**Aim**
Please write out the lines of the data exactly, beginning with the first and ending with the line containing "fig = plt.figure(figsize=(W"; leave the pictures behind.

**Information supplied**
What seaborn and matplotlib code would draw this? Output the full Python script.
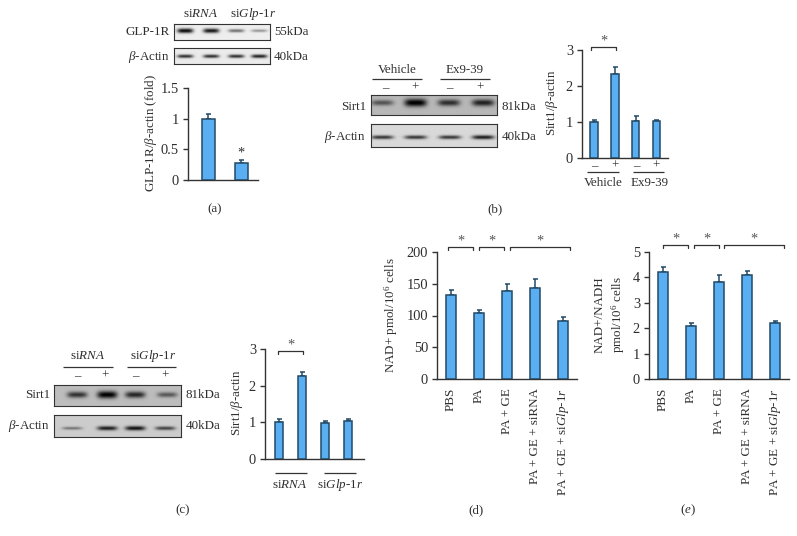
import numpy as np
import pandas as pd
import matplotlib
matplotlib.use("Agg")
import matplotlib.pyplot as plt
import seaborn as sns

sns.set_style("white")
plt.rcParams.update({
    "font.family": ["Liberation Serif", "DejaVu Serif"],
    "mathtext.fontset": "custom",
    "mathtext.rm": "Liberation Serif",
    "mathtext.it": "Liberation Serif:italic",
    "mathtext.bf": "Liberation Serif:bold",
    "mathtext.default": "regular",
})

TXT = "#2e2e2e"
FS = 9.4
BAR = "#5aaef2"
EDGE = "#234a66"
W, H = 797, 536

SIRNA = r"si$\mathit{RNA}$"
SIGLP = r"si$\mathit{Glp}$-1$\mathit{r}$"
BACT = r"$\mathit{\beta}$-Actin"

# Bar chart data
a_labels = ["siRNA", "siGlp-1r"]
a_values = [1.0, 0.28]
a_errors = [0.07, 0.05]

b_labels = ["Veh-", "Veh+", "Ex-", "Ex+"]
b_values = [1.0, 2.32, 1.02, 1.03]
b_errors = [0.05, 0.21, 0.14, 0.03]

c_labels = ["siRNA-", "siRNA+", "siGlp-", "siGlp+"]
c_values = [1.0, 2.26, 0.98, 1.04]
c_errors = [0.08, 0.11, 0.05, 0.05]

treatments = ["PBS", "PA", "PA + GE", "PA + GE + siRNA",
              r"PA + GE + si$\mathit{Glp}$-1$\mathit{r}$"]
d_values = [133, 104, 139, 143, 92]
d_errors = [7, 5, 11, 15, 6]
e_values = [4.2, 2.1, 3.8, 4.1, 2.2]
e_errors = [0.2, 0.1, 0.3, 0.15, 0.1]

# Western blot band strengths (0 = no band, 1 = darkest)
a_blot_glp = [0.9, 0.85, 0.5, 0.35]
a_blot_act = [0.75, 0.75, 0.75, 0.8]
b_blot_sirt = [0.4, 0.75, 0.55, 0.6]
b_blot_act = [0.65, 0.65, 0.65, 0.75]
c_blot_sirt = [0.55, 0.75, 0.6, 0.4]
c_blot_act = [0.35, 0.7, 0.75, 0.55]

fig = plt.figure(figsize=(W / 100, H / 100), dpi=100, facecolor="white")


def px_axes(x0, y0, x1, y1, **kw):
    return fig.add_axes([x0 / W, 1 - y1 / H, (x1 - x0) / W, (y1 - y0) / H], **kw)


def bars(x0, x1, ytop, ybot, first, step, bw, labels, values, errors, ymax, ticks, ticklabels, rotate=False):
    ax = px_axes(x0, ytop, x1, ybot)
    df = pd.DataFrame({"g": labels, "v": values})
    sns.barplot(data=df, x="g", y="v", ax=ax, color=BAR, saturation=1, width=bw / step,
                edgecolor=EDGE, linewidth=1.1, errorbar=None, zorder=3)
    ax.errorbar(range(len(values)), values, yerr=[[0] * len(values), errors], fmt="none",
                ecolor=EDGE, elinewidth=1.1, capsize=1.8, capthick=1.1, zorder=2)
    ax.set_xlim((x0 - first) / step, (x1 - first) / step)
    ax.set_ylim(0, ymax)
    ax.set_yticks(ticks, ticklabels)
    ax.set_xlabel("")
    ax.set_ylabel("")
    ax.patch.set_alpha(0)
    for s in ("top", "right"):
        ax.spines[s].set_visible(False)
    for s in ("left", "bottom"):
        ax.spines[s].set_color("#333333")
        ax.spines[s].set_linewidth(1.0)
    ax.tick_params(axis="y", left=True, length=3.5, width=1, color="#333333",
                   labelsize=FS + 1, labelcolor=TXT, pad=3)
    if rotate:
        ax.tick_params(axis="x", bottom=False, labelsize=FS, labelcolor=TXT, pad=3, labelrotation=90)
    else:
        ax.tick_params(axis="x", bottom=False, labelbottom=False)
    return ax


def blot(x0, y0, x1, y1, centers, strengths, bw, bh, bg=0.84, skew=0.0):
    ax = px_axes(x0, y0, x1, y1)
    xs = np.arange(x0, x1, 0.5)
    ys = np.arange(y0, y1, 0.5)
    X, Y = np.meshgrid(xs, ys)
    img = np.full(X.shape, float(bg))
    yc = (y0 + y1) / 2 + skew
    for c, s in zip(centers, strengths):
        img -= s * np.exp(-((X - c) / bw) ** 4 - ((Y - yc) / (bh * (0.45 + s))) ** 2)
    ax.imshow(np.clip(img, 0, 1), cmap="gray", vmin=0, vmax=1, aspect="auto", interpolation="bilinear")
    ax.set_xticks([])
    ax.set_yticks([])
    for s in ax.spines.values():
        s.set_visible(True)
        s.set_color("#333333")
        s.set_linewidth(0.8)
    return ax


# (a)
blot(174, 24, 270, 40, [185, 211, 236, 259], a_blot_glp, 8, 1.7, bg=0.93, skew=-1.5)
blot(174, 48, 270, 64, [185, 211, 236, 259], a_blot_act, 8, 1.4, bg=0.92)
bars(188, 258, 88, 180, 208, 33, 13, a_labels, a_values, a_errors, 1.5,
     [0, 0.5, 1, 1.5], ["0", "0.5", "1", "1.5"])

# (b)
blot(371, 95, 497, 115, [382, 415, 448, 482], b_blot_sirt, 11, 3.2, bg=0.72, skew=-2.5)
blot(371, 124, 497, 147, [382, 415, 449, 482], b_blot_act, 11, 1.7, bg=0.85, skew=1.5)
bars(582, 668, 50, 158, 594, 20.8, 7.5, b_labels, b_values, b_errors, 3,
     [0, 1, 2, 3], ["0", "1", "2", "3"])

# (c)
blot(54, 385, 181, 406, [77, 107, 135, 167], c_blot_sirt, 10, 3.0, bg=0.74, skew=-1)
blot(54, 415, 181, 437, [72, 107, 135, 165], c_blot_act, 10, 1.8, bg=0.8, skew=2)
bars(265, 364, 349, 459, 279, 23, 8, c_labels, c_values, c_errors, 3,
     [0, 1, 2, 3], ["0", "1", "2", "3"])

# (d)
bars(437, 577, 252, 379, 451, 28, 9.5, treatments, d_values, d_errors, 200,
     [0, 50, 100, 150, 200], ["0", "50", "100", "150", "200"], rotate=True)

# (e)
bars(649, 789, 252, 379, 663, 28, 9.5, treatments, e_values, e_errors, 5,
     [0, 1, 2, 3, 4, 5], ["0", "1", "2", "3", "4", "5"], rotate=True)

# Overlay in pixel coordinates for annotations
ov = fig.add_axes([0, 0, 1, 1], zorder=10)
ov.set_xlim(0, W)
ov.set_ylim(H, 0)
ov.axis("off")
ov.patch.set_alpha(0)


def T(x, y, s, ha="center", rot=0, fs=FS):
    ov.text(x, y, s, ha=ha, va="center", rotation=rot, fontsize=fs, color=TXT)


def L(x0, x1, y):
    ov.plot([x0, x1], [y, y], color="#333333", lw=0.9, solid_capstyle="butt")


def bracket(x0, x1, y, star_y=None):
    ov.plot([x0, x0, x1, x1], [y + 2.5, y, y, y + 2.5], color="#333333", lw=0.9)
    ov.text((x0 + x1) / 2, (y - 6) if star_y is None else star_y, "*", ha="center",
            va="center", fontsize=FS + 1, color="#555555")


# (a) annotations
T(201, 14, SIRNA)
T(253, 14, SIGLP)
T(170, 32, "GLP-1R", "right")
T(170, 57, BACT, "right")
T(274, 32, "55kDa", "left")
T(274, 57, "40kDa", "left")
T(151, 133, r"GLP-1R/$\mathit{\beta}$-actin (fold)", rot=90)
T(241, 153, "*", fs=FS + 1)
T(215, 209, "(a)")

# (b) annotations
T(397, 70, "Vehicle")
T(465, 70, "Ex9-39")
L(372, 422, 79)
L(440, 490, 79)
for x, s in zip([385, 415, 449, 480], ["–", "+", "–", "+"]):
    T(x, 88, s)
T(366, 107, "Sirt1", "right")
T(366, 137, BACT, "right")
T(502, 107, "81kDa", "left")
T(502, 137, "40kDa", "left")
T(552, 103, r"Sirt1/$\mathit{\beta}$-actin", rot=90)
for x, s in zip([594, 615, 636, 656], ["–", "+", "–", "+"]):
    T(x, 166, s)
L(587, 619, 172)
L(633, 664, 172)
T(603, 183, "Vehicle")
T(650, 183, "Ex9-39")
bracket(591, 616, 47)
T(495, 209, "(b)")

# (c) annotations
T(88, 356, SIRNA)
T(153, 356, SIGLP)
L(63, 113, 367)
L(127, 176, 367)
for x, s in zip([77, 105, 135, 165], ["–", "+", "–", "+"]):
    T(x, 376, s)
T(50, 395, "Sirt1", "right")
T(50, 426, BACT, "right")
T(186, 395, "81kDa", "left")
T(186, 426, "40kDa", "left")
T(237, 403, r"Sirt1/$\mathit{\beta}$-actin", rot=90)
L(275, 307, 473)
L(324, 356, 473)
T(290, 485, SIRNA)
T(340, 485, SIGLP)
bracket(278, 303, 351)
T(183, 510, "(c)")

# (d) annotations
T(391, 315, r"NAD+ pmol/10$^{6}$ cells", rot=90)
bracket(448, 473, 247)
bracket(479, 504, 247)
bracket(510, 570, 247)
T(476, 510, "(d)")

# (e) annotations
T(600, 315, "NAD+/NADH", rot=90)
T(618, 315, r"pmol/10$^{6}$ cells", rot=90)
bracket(663, 688, 245)
bracket(694, 719, 245)
bracket(724, 784, 245)
T(688, 510, r"($\mathit{e}$)")

fig.savefig("out.png", dpi=100)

**Task output**
What seaborn and matplotlib code would draw this? Output the full Python script.
import numpy as np
import pandas as pd
import matplotlib
matplotlib.use("Agg")
import matplotlib.pyplot as plt
import seaborn as sns

sns.set_style("white")
plt.rcParams.update({
    "font.family": ["Liberation Serif", "DejaVu Serif"],
    "mathtext.fontset": "custom",
    "mathtext.rm": "Liberation Serif",
    "mathtext.it": "Liberation Serif:italic",
    "mathtext.bf": "Liberation Serif:bold",
    "mathtext.default": "regular",
})

TXT = "#2e2e2e"
FS = 9.4
BAR = "#5aaef2"
EDGE = "#234a66"
W, H = 797, 536

SIRNA = r"si$\mathit{RNA}$"
SIGLP = r"si$\mathit{Glp}$-1$\mathit{r}$"
BACT = r"$\mathit{\beta}$-Actin"

# Bar chart data
a_labels = ["siRNA", "siGlp-1r"]
a_values = [1.0, 0.28]
a_errors = [0.07, 0.05]

b_labels = ["Veh-", "Veh+", "Ex-", "Ex+"]
b_values = [1.0, 2.32, 1.02, 1.03]
b_errors = [0.05, 0.21, 0.14, 0.03]

c_labels = ["siRNA-", "siRNA+", "siGlp-", "siGlp+"]
c_values = [1.0, 2.26, 0.98, 1.04]
c_errors = [0.08, 0.11, 0.05, 0.05]

treatments = ["PBS", "PA", "PA + GE", "PA + GE + siRNA",
              r"PA + GE + si$\mathit{Glp}$-1$\mathit{r}$"]
d_values = [133, 104, 139, 143, 92]
d_errors = [7, 5, 11, 15, 6]
e_values = [4.2, 2.1, 3.8, 4.1, 2.2]
e_errors = [0.2, 0.1, 0.3, 0.15, 0.1]

# Western blot band strengths (0 = no band, 1 = darkest)
a_blot_glp = [0.9, 0.85, 0.5, 0.35]
a_blot_act = [0.75, 0.75, 0.75, 0.8]
b_blot_sirt = [0.4, 0.75, 0.55, 0.6]
b_blot_act = [0.65, 0.65, 0.65, 0.75]
c_blot_sirt = [0.55, 0.75, 0.6, 0.4]
c_blot_act = [0.35, 0.7, 0.75, 0.55]

fig = plt.figure(figsize=(W / 100, H / 100), dpi=100, facecolor="white")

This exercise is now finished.